The Small Business Technology Transfer (STTR) grants, which support cooperative research between small businesses and not-for-profit institutions with an eye toward commercialization, total approximately $300,000.

“With these two grants, we can unlock the potential of dual- or triple-targeted anti-cancer drugs that could significantly improve the lives of pediatric and adult cancer patients,” said Dr. Mahadevan, who also is the director of the Institute for Drug Development and associate director for clinical research at UT Health San Antonio and Mays Cancer Center.

The small-molecule inhibitor drugs will undergo pre-clinical trials for the treatment of lung, pancreatic and breast cancer, and lymphoma. The development aligns with UT Health San Antonio’s standing as the leading research university in South Texas.

“Our role in new cancer-drug development is important for both the history and future of this cancer center and our community,” said Ruben Mesa, MD, FACP, executive director of Mays Cancer Center.
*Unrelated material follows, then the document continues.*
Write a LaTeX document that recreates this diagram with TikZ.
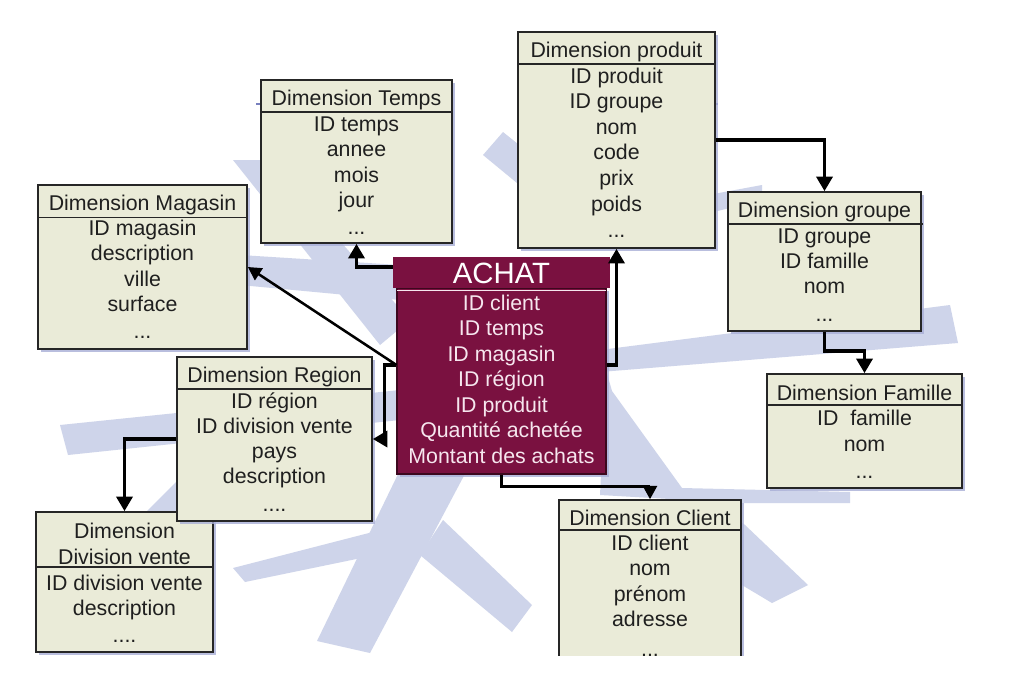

Collaborating to make a difference

Dr. Mahadevan previously worked with SignalRx medicinal chemist Joseph Garlich, PhD, who then was with Semafore Therapeutics, on development of an inhibitor drug for cancer. Dr. Garlich and SignalRx structural biologist Guillermo A. Morales, PhD, MBA, chief scientific officer, used computer modeling to design the two new unique inhibitor drugs that equally bind and disrupt two or three known cancer targets at the same time.

Now, they are collaborating with Dr. Mahadevan to further develop these two novel drugs for testing in humans for the first time. First-in-human studies typically take place after a new drug has been tested in laboratory and animal studies prior to first-phase clinical trials, according to the NCI.

Once laboratory studies are completed for these two new drugs, an Investigational New Drug (IND) application will be submitted to the U.S. Food and Drug Administration to start the first-in-human clinical trials. The expected timeline to the first-phase clinical trials is one to two years from successfully completing the current studies.

The first drug, known as SF2523, is a small-molecule inhibitor drug that targets two cancer proteins at once, a “dual inhibitor.” Its targets are phosphoinosityl-3-kinase (PIK3CA), a protein that is key to cancer survival, and Bromodomain-containing protein 4 (BRD4) that controls the MYC gene that promotes abnormal cancer growth. The drug is being tested in EFGR- and KRAS-gene mutated non-small cell lung cancer and MYC/BCL2 double-hit, high grade diffuse large B-cell lymphoma, an aggressive form.

The second drug, SRX3177, is a triple inhibitor targeting the same two cancer proteins as SF2523, plus cyclin-dependent kinase 4/6 (CDK4/6), important in cancer cell division and growth. This drug is being tested in aggressive forms of B-cell lymphoma and ER/PR-positive, PIK3CA-mutated breast cancer, the most common.

“Targeting multiple cancer proteins in a tumor at once using just one small-molecule inhibitor drug, and without harming normal tissue, is an innovative approach to cancer therapeutics,” Dr. Mahadevan said. “I look forward to working with SignalRx to further develop these groundbreaking medications. It should really make a difference in patient outcomes.”